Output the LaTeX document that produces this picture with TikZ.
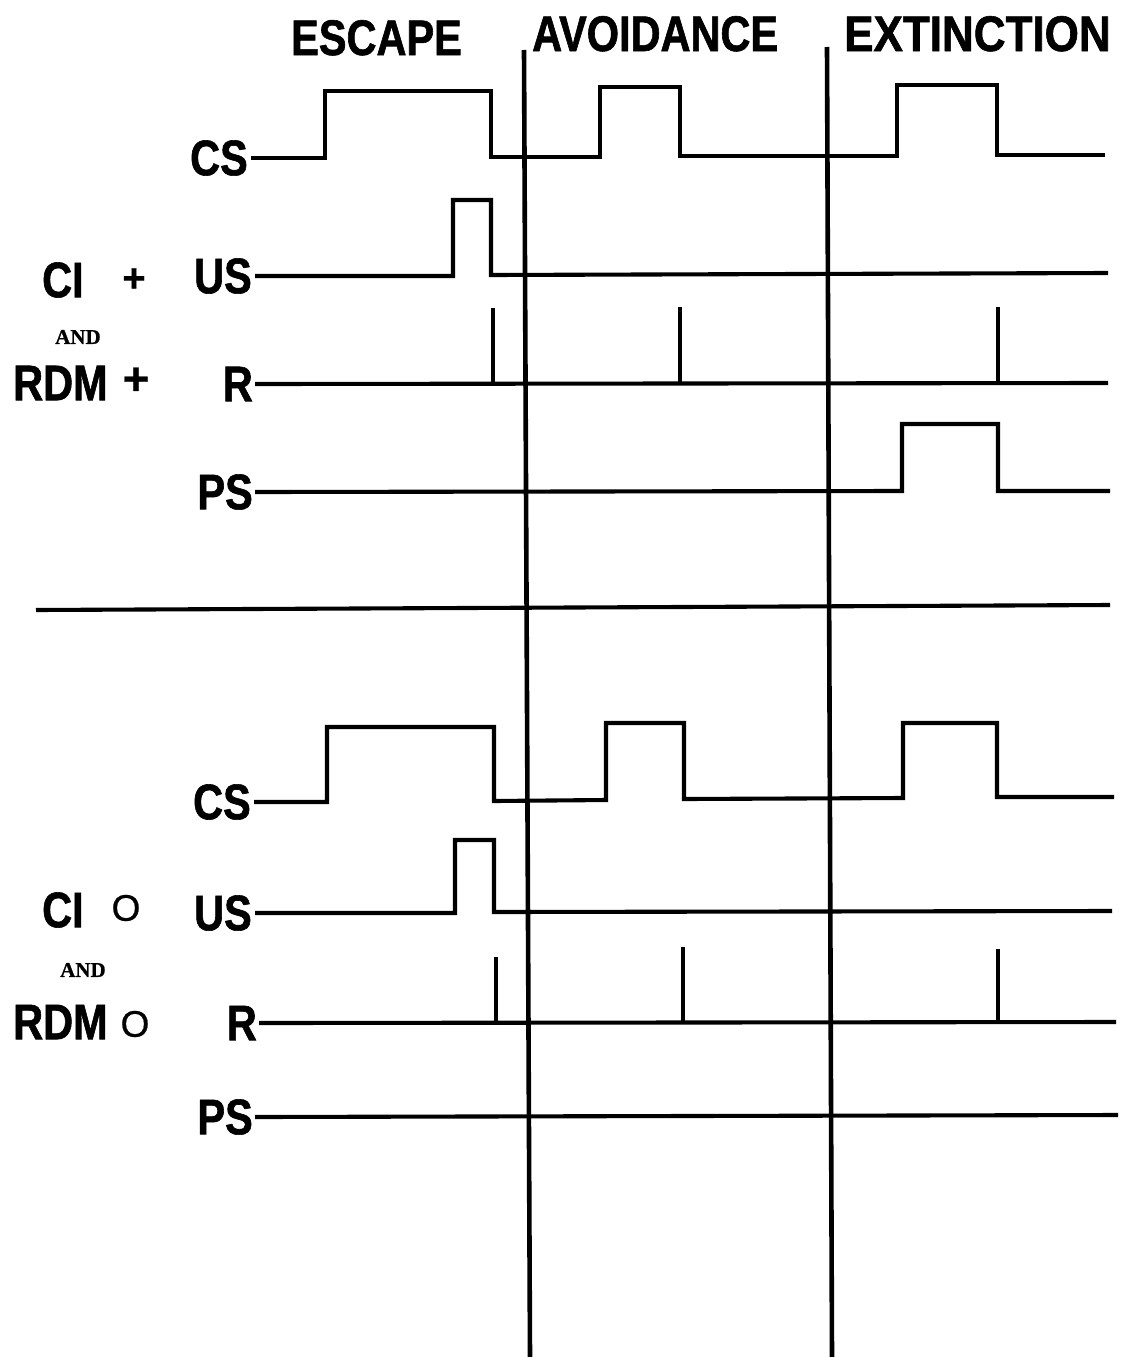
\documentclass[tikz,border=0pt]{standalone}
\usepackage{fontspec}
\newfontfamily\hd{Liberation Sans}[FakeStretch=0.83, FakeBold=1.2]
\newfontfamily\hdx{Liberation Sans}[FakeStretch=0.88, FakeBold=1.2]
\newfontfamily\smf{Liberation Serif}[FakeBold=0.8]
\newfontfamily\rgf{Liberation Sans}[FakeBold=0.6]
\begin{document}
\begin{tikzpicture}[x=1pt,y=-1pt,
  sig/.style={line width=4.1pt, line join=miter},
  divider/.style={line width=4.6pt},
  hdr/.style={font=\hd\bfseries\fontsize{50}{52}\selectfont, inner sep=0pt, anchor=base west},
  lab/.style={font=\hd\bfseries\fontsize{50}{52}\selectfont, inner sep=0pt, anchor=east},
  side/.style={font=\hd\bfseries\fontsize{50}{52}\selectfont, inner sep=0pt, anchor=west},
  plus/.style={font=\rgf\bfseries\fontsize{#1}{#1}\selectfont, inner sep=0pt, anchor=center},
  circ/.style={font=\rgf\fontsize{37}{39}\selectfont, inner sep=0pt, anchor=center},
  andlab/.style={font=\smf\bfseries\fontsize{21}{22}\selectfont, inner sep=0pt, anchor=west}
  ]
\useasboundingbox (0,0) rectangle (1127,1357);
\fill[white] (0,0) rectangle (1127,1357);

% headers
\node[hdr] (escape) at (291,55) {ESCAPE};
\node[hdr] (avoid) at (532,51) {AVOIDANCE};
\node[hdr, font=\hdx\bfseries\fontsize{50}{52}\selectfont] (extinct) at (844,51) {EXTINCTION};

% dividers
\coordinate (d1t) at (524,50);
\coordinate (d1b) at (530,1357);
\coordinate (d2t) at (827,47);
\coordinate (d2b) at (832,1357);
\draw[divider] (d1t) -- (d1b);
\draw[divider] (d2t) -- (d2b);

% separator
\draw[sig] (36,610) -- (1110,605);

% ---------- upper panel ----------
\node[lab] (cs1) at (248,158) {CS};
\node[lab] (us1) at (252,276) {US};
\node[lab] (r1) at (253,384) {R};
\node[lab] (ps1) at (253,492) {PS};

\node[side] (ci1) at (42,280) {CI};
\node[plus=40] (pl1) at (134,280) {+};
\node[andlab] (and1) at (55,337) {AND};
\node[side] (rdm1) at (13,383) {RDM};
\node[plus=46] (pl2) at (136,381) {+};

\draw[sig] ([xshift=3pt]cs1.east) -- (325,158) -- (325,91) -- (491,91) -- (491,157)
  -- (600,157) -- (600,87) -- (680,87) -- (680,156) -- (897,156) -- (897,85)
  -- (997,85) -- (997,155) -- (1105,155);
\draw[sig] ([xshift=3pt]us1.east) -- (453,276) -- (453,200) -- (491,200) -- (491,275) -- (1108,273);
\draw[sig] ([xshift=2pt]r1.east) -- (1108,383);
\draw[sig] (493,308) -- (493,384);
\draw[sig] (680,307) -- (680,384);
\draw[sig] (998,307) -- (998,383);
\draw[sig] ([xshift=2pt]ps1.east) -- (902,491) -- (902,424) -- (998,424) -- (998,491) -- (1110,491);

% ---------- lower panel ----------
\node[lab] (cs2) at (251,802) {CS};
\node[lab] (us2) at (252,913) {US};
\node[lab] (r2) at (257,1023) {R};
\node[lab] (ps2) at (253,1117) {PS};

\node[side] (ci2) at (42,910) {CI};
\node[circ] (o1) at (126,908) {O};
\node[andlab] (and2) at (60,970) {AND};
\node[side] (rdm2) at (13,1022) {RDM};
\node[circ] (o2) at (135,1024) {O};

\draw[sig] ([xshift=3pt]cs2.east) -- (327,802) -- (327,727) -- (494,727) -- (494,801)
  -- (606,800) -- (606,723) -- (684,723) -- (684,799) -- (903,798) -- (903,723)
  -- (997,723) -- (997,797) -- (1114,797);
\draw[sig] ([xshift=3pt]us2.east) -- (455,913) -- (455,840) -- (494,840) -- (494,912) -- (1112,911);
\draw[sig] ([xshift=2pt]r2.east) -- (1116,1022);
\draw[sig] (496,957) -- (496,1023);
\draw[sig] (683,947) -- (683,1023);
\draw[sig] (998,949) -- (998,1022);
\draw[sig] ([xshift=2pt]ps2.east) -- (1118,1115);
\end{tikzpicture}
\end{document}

## What is being asked
Produce an exact copy of each line of data, skipping embedded images.

## Completed task
Output the LaTeX document that produces this picture with TikZ.
\documentclass[tikz,border=0pt]{standalone}
\usepackage{fontspec}
\newfontfamily\hd{Liberation Sans}[FakeStretch=0.83, FakeBold=1.2]
\newfontfamily\hdx{Liberation Sans}[FakeStretch=0.88, FakeBold=1.2]
\newfontfamily\smf{Liberation Serif}[FakeBold=0.8]
\newfontfamily\rgf{Liberation Sans}[FakeBold=0.6]
\begin{document}
\begin{tikzpicture}[x=1pt,y=-1pt,
  sig/.style={line width=4.1pt, line join=miter},
  divider/.style={line width=4.6pt},
  hdr/.style={font=\hd\bfseries\fontsize{50}{52}\selectfont, inner sep=0pt, anchor=base west},
  lab/.style={font=\hd\bfseries\fontsize{50}{52}\selectfont, inner sep=0pt, anchor=east},
  side/.style={font=\hd\bfseries\fontsize{50}{52}\selectfont, inner sep=0pt, anchor=west},
  plus/.style={font=\rgf\bfseries\fontsize{#1}{#1}\selectfont, inner sep=0pt, anchor=center},
  circ/.style={font=\rgf\fontsize{37}{39}\selectfont, inner sep=0pt, anchor=center},
  andlab/.style={font=\smf\bfseries\fontsize{21}{22}\selectfont, inner sep=0pt, anchor=west}
  ]
\useasboundingbox (0,0) rectangle (1127,1357);
\fill[white] (0,0) rectangle (1127,1357);

% headers
\node[hdr] (escape) at (291,55) {ESCAPE};
\node[hdr] (avoid) at (532,51) {AVOIDANCE};
\node[hdr, font=\hdx\bfseries\fontsize{50}{52}\selectfont] (extinct) at (844,51) {EXTINCTION};

% dividers
\coordinate (d1t) at (524,50);
\coordinate (d1b) at (530,1357);
\coordinate (d2t) at (827,47);
\coordinate (d2b) at (832,1357);
\draw[divider] (d1t) -- (d1b);
\draw[divider] (d2t) -- (d2b);

% separator
\draw[sig] (36,610) -- (1110,605);

% ---------- upper panel ----------
\node[lab] (cs1) at (248,158) {CS};
\node[lab] (us1) at (252,276) {US};
\node[lab] (r1) at (253,384) {R};
\node[lab] (ps1) at (253,492) {PS};

\node[side] (ci1) at (42,280) {CI};
\node[plus=40] (pl1) at (134,280) {+};
\node[andlab] (and1) at (55,337) {AND};
\node[side] (rdm1) at (13,383) {RDM};
\node[plus=46] (pl2) at (136,381) {+};

\draw[sig] ([xshift=3pt]cs1.east) -- (325,158) -- (325,91) -- (491,91) -- (491,157)
  -- (600,157) -- (600,87) -- (680,87) -- (680,156) -- (897,156) -- (897,85)
  -- (997,85) -- (997,155) -- (1105,155);
\draw[sig] ([xshift=3pt]us1.east) -- (453,276) -- (453,200) -- (491,200) -- (491,275) -- (1108,273);
\draw[sig] ([xshift=2pt]r1.east) -- (1108,383);
\draw[sig] (493,308) -- (493,384);
\draw[sig] (680,307) -- (680,384);
\draw[sig] (998,307) -- (998,383);
\draw[sig] ([xshift=2pt]ps1.east) -- (902,491) -- (902,424) -- (998,424) -- (998,491) -- (1110,491);

% ---------- lower panel ----------
\node[lab] (cs2) at (251,802) {CS};
\node[lab] (us2) at (252,913) {US};
\node[lab] (r2) at (257,1023) {R};
\node[lab] (ps2) at (253,1117) {PS};

\node[side] (ci2) at (42,910) {CI};
\node[circ] (o1) at (126,908) {O};
\node[andlab] (and2) at (60,970) {AND};
\node[side] (rdm2) at (13,1022) {RDM};
\node[circ] (o2) at (135,1024) {O};

\draw[sig] ([xshift=3pt]cs2.east) -- (327,802) -- (327,727) -- (494,727) -- (494,801)
  -- (606,800) -- (606,723) -- (684,723) -- (684,799) -- (903,798) -- (903,723)
  -- (997,723) -- (997,797) -- (1114,797);
\draw[sig] ([xshift=3pt]us2.east) -- (455,913) -- (455,840) -- (494,840) -- (494,912) -- (1112,911);
\draw[sig] ([xshift=2pt]r2.east) -- (1116,1022);
\draw[sig] (496,957) -- (496,1023);
\draw[sig] (683,947) -- (683,1023);
\draw[sig] (998,949) -- (998,1022);
\draw[sig] ([xshift=2pt]ps2.east) -- (1118,1115);
\end{tikzpicture}
\end{document}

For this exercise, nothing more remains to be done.